Write the lines out again, from the top of the material to the line containing "const xTicks = [0, 20, 40, 60, 80]", pictures excluded.

MATERIAL PROVIDED
----
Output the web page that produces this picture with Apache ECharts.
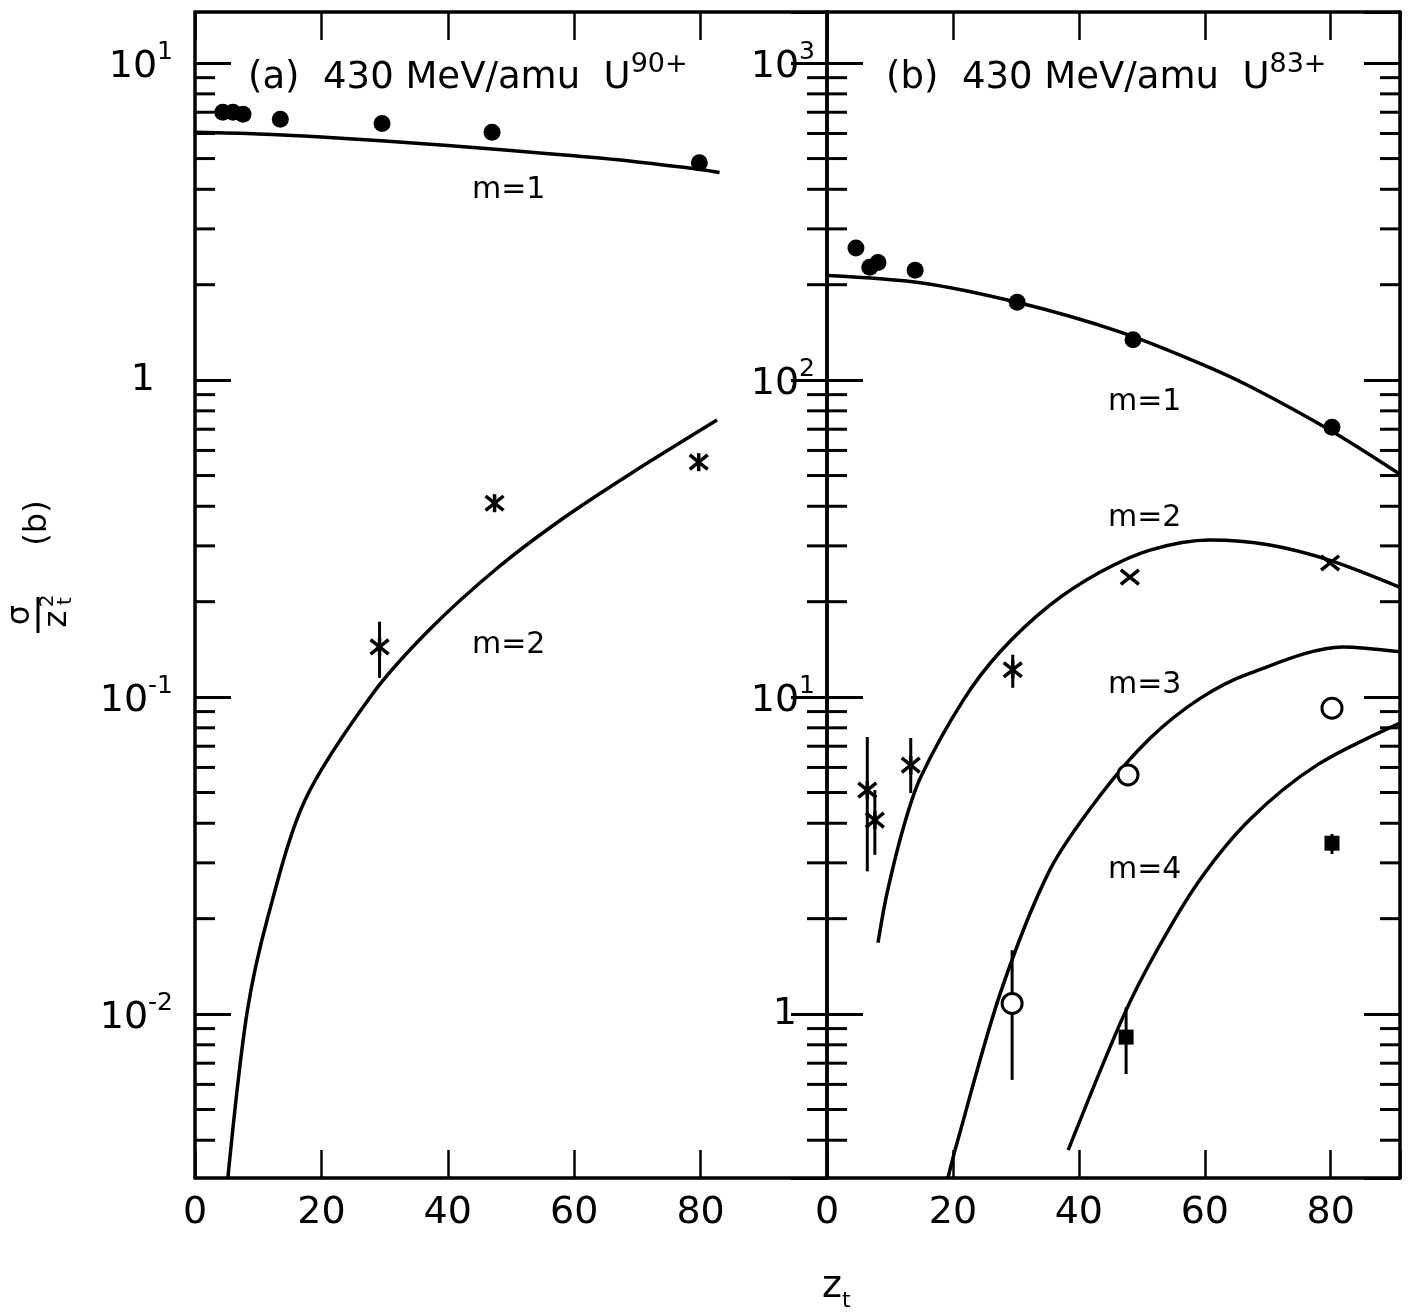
<!DOCTYPE html>
<html>
<head>
<meta charset="utf-8">
<script src="https://cdn.jsdelivr.net/npm/echarts@6/dist/echarts.min.js"></script>
<style>
  html, body { margin: 0; padding: 0; background: #fff; }
  #chart { width: 1422px; height: 1312px; }
</style>
</head>
<body>
<div id="chart"></div>
<script>
const FONT = 'DejaVu Sans'
const INK = '#000'

// x tick labels
const xTicks = [0, 20, 40, 60, 80]

// (a) 430 MeV/amu U90+ : m=1 data (filled circles)
const aM1Z = [4.4, 6.0, 7.6, 13.5, 29.6, 47.0, 79.8]
const aM1Y = [7.0, 7.0, 6.9, 6.65, 6.45, 6.05, 4.85]
// (a) m=1 theory curve
const aM1CurveZ = [0, 10, 20, 30, 40, 50, 60, 70, 80, 83]
const aM1CurveY = [6.05, 5.98, 5.85, 5.68, 5.5, 5.3, 5.1, 4.88, 4.62, 4.52]
// (a) m=2 data (crosses), with one error bar
const aM2Z = [29.2, 47.4, 79.7]
const aM2Y = [0.144, 0.409, 0.551]
const aM2Lo = [0.115, null, null]
const aM2Hi = [0.173, null, null]
// (a) m=2 theory curve
const aM2CurveZ = [5.2, 8.2, 11.6, 17.4, 28.2, 37.2, 47.8, 58.2, 68.8, 82.6]
const aM2CurveY = [0.00304, 0.01, 0.0205, 0.0473, 0.103, 0.164, 0.255, 0.366, 0.505, 0.748]

// (b) 430 MeV/amu U83+ : m=1 data
const bM1Z = [4.6, 6.8, 8.1, 14.0, 30.2, 48.6, 80.2]
const bM1Y = [261, 227, 235, 222, 176, 134, 71]
const bM1CurveZ = [0, 14.8, 30.2, 46.5, 59.2, 67.2, 79.9, 91]
const bM1CurveY = [214, 203, 176, 142, 113, 95.5, 69.5, 50.5]
// (b) m=2 data (crosses)
const bM2Z = [6.4, 7.6, 13.3, 29.5, 48.1, 79.9]
const bM2Y = [5.09, 4.09, 6.1, 12.2, 23.9, 26.5]
const bM2Lo = [2.82, 3.18, 4.98, 10.7, null, null]
const bM2Hi = [7.48, 5.09, 7.43, 13.6, null, null]
const bM2Kind = [1, 1, 1, 1, 0, 0] // 1 = asterisk, 0 = plain x
const bM2CurveZ = [8.1, 9.5, 12.1, 14.8, 21.6, 27.5, 35.4, 43.4, 51.3, 60.8, 70.3, 79.9, 91]
const bM2CurveY = [1.68, 2.39, 3.86, 5.55, 9.75, 13.9, 19.5, 24.8, 29.1, 31.3, 30.2, 27.0, 22.2]
// (b) m=3 data (open circles)
const bM3Z = [29.4, 47.8, 80.2]
const bM3Y = [1.08, 5.68, 9.23]
const bM3Lo = [0.62, null, null]
const bM3Hi = [1.59, null, null]
const bM3CurveZ = [19.2, 20.6, 27.5, 35.4, 43.4, 51.3, 59.2, 67.2, 81.9, 91]
const bM3CurveY = [0.304, 0.389, 1.16, 2.85, 4.9, 7.41, 9.89, 11.9, 14.4, 13.9]
// (b) m=4 data (filled squares)
const bM4Z = [47.5, 80.2]
const bM4Y = [0.846, 3.46]
const bM4Lo = [0.647, 3.2]
const bM4Hi = [1.05, 3.7]
const bM4CurveZ = [38.3, 47.0, 52.4, 59.2, 67.2, 77.8, 91]
const bM4CurveY = [0.372, 0.978, 1.59, 2.65, 4.12, 6.1, 8.28]

// axis ranges
const A_X_MAX = 100
const B_X_MAX = 91
const A_Y = [0.00304, 14.5]
const B_Y = [0.304, 1450]

const zip = (xs, ys) => xs.map((x, i) => [x, ys[i]])

function powLabel(v) {
  const l = Math.log10(v)
  const e = Math.round(l)
  if (Math.abs(l - e) > 1e-6) return ''
  if (e === 0) return '{one|1}'
  return '{b|10}{sup|' + e + '}'
}

const labelRich = {
  b: { fontSize: 38, fontFamily: FONT, color: INK, lineHeight: 46, verticalAlign: 'bottom' },
  sup: { fontSize: 25, fontFamily: FONT, color: INK, lineHeight: 16, verticalAlign: 'top' },
  one: { fontSize: 38, fontFamily: FONT, color: INK, lineHeight: 46, padding: [0, 18, 0, 0] }
}

function minorValues(range) {
  const out = []
  for (let k = Math.floor(Math.log10(range[0])); k <= Math.ceil(Math.log10(range[1])); k++) {
    for (let m = 2; m <= 9; m++) {
      const v = m * Math.pow(10, k)
      if (v > range[0] && v < range[1]) out.push(v)
    }
  }
  return out
}

function xAxisOf(grid, max, top) {
  return {
    type: 'value', gridIndex: grid, position: top ? 'top' : 'bottom',
    min: 0, max: max, interval: 20,
    axisLine: { show: true, onZero: false, lineStyle: { color: INK, width: 3.5 } },
    axisTick: { show: true, inside: true, length: 28, lineStyle: { color: INK, width: 2.5 } },
    axisLabel: {
      show: !top, margin: 16, fontSize: 38, fontFamily: FONT, color: INK,
      formatter: v => (xTicks.indexOf(v) >= 0 ? String(v) : '')
    },
    splitLine: { show: false }
  }
}

function yAxisOf(grid, range, right, margin) {
  return {
    type: 'log', logBase: 10, gridIndex: grid, position: right ? 'right' : 'left',
    min: range[0], max: range[1],
    axisLine: { show: true, onZero: false, lineStyle: { color: INK, width: 3.5 } },
    axisTick: { show: true, inside: true, length: 36, lineStyle: { color: INK, width: 3 } },
    axisLabel: {
      show: !right, margin: margin, formatter: powLabel, rich: labelRich,
      showMinLabel: false, showMaxLabel: false
    },
    splitLine: { show: false }
  }
}

function curve(xi, yi, xs, ys) {
  return {
    type: 'line', xAxisIndex: xi, yAxisIndex: yi, data: zip(xs, ys),
    smooth: 0.3, showSymbol: false, silent: true, z: 3,
    lineStyle: { color: INK, width: 3.5 }
  }
}

function minorTicks(xi, yi, xMax, range) {
  return {
    type: 'custom', xAxisIndex: xi, yAxisIndex: yi, silent: true, z: 4,
    data: minorValues(range).map(v => [0, v]),
    encode: { x: 0, y: 1 },
    renderItem: (params, api) => {
      const v = api.value(1)
      const a = api.coord([0, v])
      const b = api.coord([xMax, v])
      const st = { stroke: INK, lineWidth: 3 }
      return {
        type: 'group', children: [
          { type: 'line', shape: { x1: a[0], y1: a[1], x2: a[0] + 20, y2: a[1] }, style: st },
          { type: 'line', shape: { x1: b[0], y1: b[1], x2: b[0] - 20, y2: b[1] }, style: st }
        ]
      }
    }
  }
}

function errorBars(xi, yi, zs, lo, hi) {
  const data = []
  zs.forEach((z, i) => { if (lo[i] != null) data.push([z, lo[i], hi[i]]) })
  return {
    type: 'custom', xAxisIndex: xi, yAxisIndex: yi, silent: true, z: 4,
    data: data, encode: { x: 0, y: [1, 2] },
    renderItem: (params, api) => {
      const a = api.coord([api.value(0), api.value(1)])
      const b = api.coord([api.value(0), api.value(2)])
      return { type: 'line', shape: { x1: a[0], y1: a[1], x2: b[0], y2: b[1] }, style: { stroke: INK, lineWidth: 3 } }
    }
  }
}

function crosses(xi, yi, zs, ys, kinds) {
  return {
    type: 'custom', xAxisIndex: xi, yAxisIndex: yi, silent: true, z: 5,
    data: zs.map((z, i) => [z, ys[i], kinds[i]]), encode: { x: 0, y: 1 },
    renderItem: (params, api) => {
      const p = api.coord([api.value(0), api.value(1)])
      const s = 9
      const st = { stroke: INK, lineWidth: 3.5 }
      const ch = [
        { type: 'line', shape: { x1: p[0] - s, y1: p[1] - s * 0.8, x2: p[0] + s, y2: p[1] + s * 0.8 }, style: st },
        { type: 'line', shape: { x1: p[0] - s, y1: p[1] + s * 0.8, x2: p[0] + s, y2: p[1] - s * 0.8 }, style: st }
      ]
      if (api.value(2) === 1) {
        ch.push({ type: 'line', shape: { x1: p[0], y1: p[1] - s, x2: p[0], y2: p[1] + s }, style: st })
      }
      return { type: 'group', children: ch }
    }
  }
}

function dots(xi, yi, zs, ys, symbol, size, open) {
  return {
    type: 'scatter', xAxisIndex: xi, yAxisIndex: yi, data: zip(zs, ys),
    symbol: symbol, symbolSize: size, silent: true, z: 6,
    itemStyle: open
      ? { color: '#fff', borderColor: INK, borderWidth: 3, opacity: 1 }
      : { color: INK, opacity: 1 }
  }
}

const txt = (x, y, text, size, extra) => ({
  type: 'text', x: x, y: y, silent: true,
  style: Object.assign({ text: text, fontSize: size, fontFamily: FONT, fill: INK, verticalAlign: 'middle' }, extra || {})
})

const titleRich = {
  m: { fontSize: 37, fontFamily: FONT, fill: INK, lineHeight: 46, verticalAlign: 'bottom' },
  s: { fontSize: 27, fontFamily: FONT, fill: INK, lineHeight: 20, verticalAlign: 'top' }
}

const chart = echarts.init(document.getElementById('chart'))
chart.setOption({
  backgroundColor: '#fff',
  animation: false,
  grid: [
    { left: 195, top: 12, width: 632, height: 1166 },
    { left: 827, top: 12, width: 573, height: 1166 }
  ],
  xAxis: [
    xAxisOf(0, A_X_MAX, false), xAxisOf(0, A_X_MAX, true),
    xAxisOf(1, B_X_MAX, false), xAxisOf(1, B_X_MAX, true)
  ],
  yAxis: [
    yAxisOf(0, A_Y, false, 22), yAxisOf(0, A_Y, true, 0),
    yAxisOf(1, B_Y, false, 12), yAxisOf(1, B_Y, true, 0)
  ],
  series: [
    minorTicks(0, 0, A_X_MAX, A_Y),
    minorTicks(2, 2, B_X_MAX, B_Y),
    // panel (a)
    curve(0, 0, aM1CurveZ, aM1CurveY),
    curve(0, 0, aM2CurveZ, aM2CurveY),
    dots(0, 0, aM1Z, aM1Y, 'circle', 17, false),
    errorBars(0, 0, aM2Z, aM2Lo, aM2Hi),
    crosses(0, 0, aM2Z, aM2Y, [1, 1, 1]),
    // panel (b)
    curve(2, 2, bM1CurveZ, bM1CurveY),
    curve(2, 2, bM2CurveZ, bM2CurveY),
    curve(2, 2, bM3CurveZ, bM3CurveY),
    curve(2, 2, bM4CurveZ, bM4CurveY),
    dots(2, 2, bM1Z, bM1Y, 'circle', 17, false),
    errorBars(2, 2, bM2Z, bM2Lo, bM2Hi),
    crosses(2, 2, bM2Z, bM2Y, bM2Kind),
    errorBars(2, 2, bM3Z, bM3Lo, bM3Hi),
    dots(2, 2, bM3Z, bM3Y, 'circle', 20, true),
    errorBars(2, 2, bM4Z, bM4Lo, bM4Hi),
    dots(2, 2, bM4Z, bM4Y, 'rect', 15, false)
  ],
  graphic: [
    txt(248, 74, '{m|(a)  430 MeV/amu  U}{s|90+}', 37, { rich: titleRich }),
    txt(886, 74, '{m|(b)  430 MeV/amu  U}{s|83+}', 37, { rich: titleRich }),
    txt(472, 190, 'm=1', 30),
    txt(472, 645, 'm=2', 30),
    txt(1108, 402, 'm=1', 30),
    txt(1108, 518, 'm=2', 30),
    txt(1108, 685, 'm=3', 30),
    txt(1108, 870, 'm=4', 30),
    txt(822, 1290, '{m|z}{t|t}', 38, {
      rich: {
        m: { fontSize: 38, fontFamily: FONT, fill: INK, lineHeight: 44, verticalAlign: 'top' },
        t: { fontSize: 22, fontFamily: FONT, fill: INK, lineHeight: 22, verticalAlign: 'bottom' }
      }
    }),
    {
      type: 'group', x: 38, y: 615, rotation: Math.PI / 2, silent: true,
      children: [
        txt(0, -17, 'σ', 32, { align: 'center' }),
        { type: 'line', shape: { x1: -18, y1: 0, x2: 18, y2: 0 }, style: { stroke: INK, lineWidth: 3 } },
        txt(-4, 20, 'z', 32, { align: 'center' }),
        txt(14, 10, '2', 20, { align: 'center' }),
        txt(14, 28, 't', 20, { align: 'center' }),
        txt(92, 0, '(b)', 32, { align: 'center' })
      ]
    }
  ]
})
</script>
</body>
</html>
----
RIGHT ANSWER
Output the web page that produces this picture with Apache ECharts.
<!DOCTYPE html>
<html>
<head>
<meta charset="utf-8">
<script src="https://cdn.jsdelivr.net/npm/echarts@6/dist/echarts.min.js"></script>
<style>
  html, body { margin: 0; padding: 0; background: #fff; }
  #chart { width: 1422px; height: 1312px; }
</style>
</head>
<body>
<div id="chart"></div>
<script>
const FONT = 'DejaVu Sans'
const INK = '#000'

// x tick labels
const xTicks = [0, 20, 40, 60, 80]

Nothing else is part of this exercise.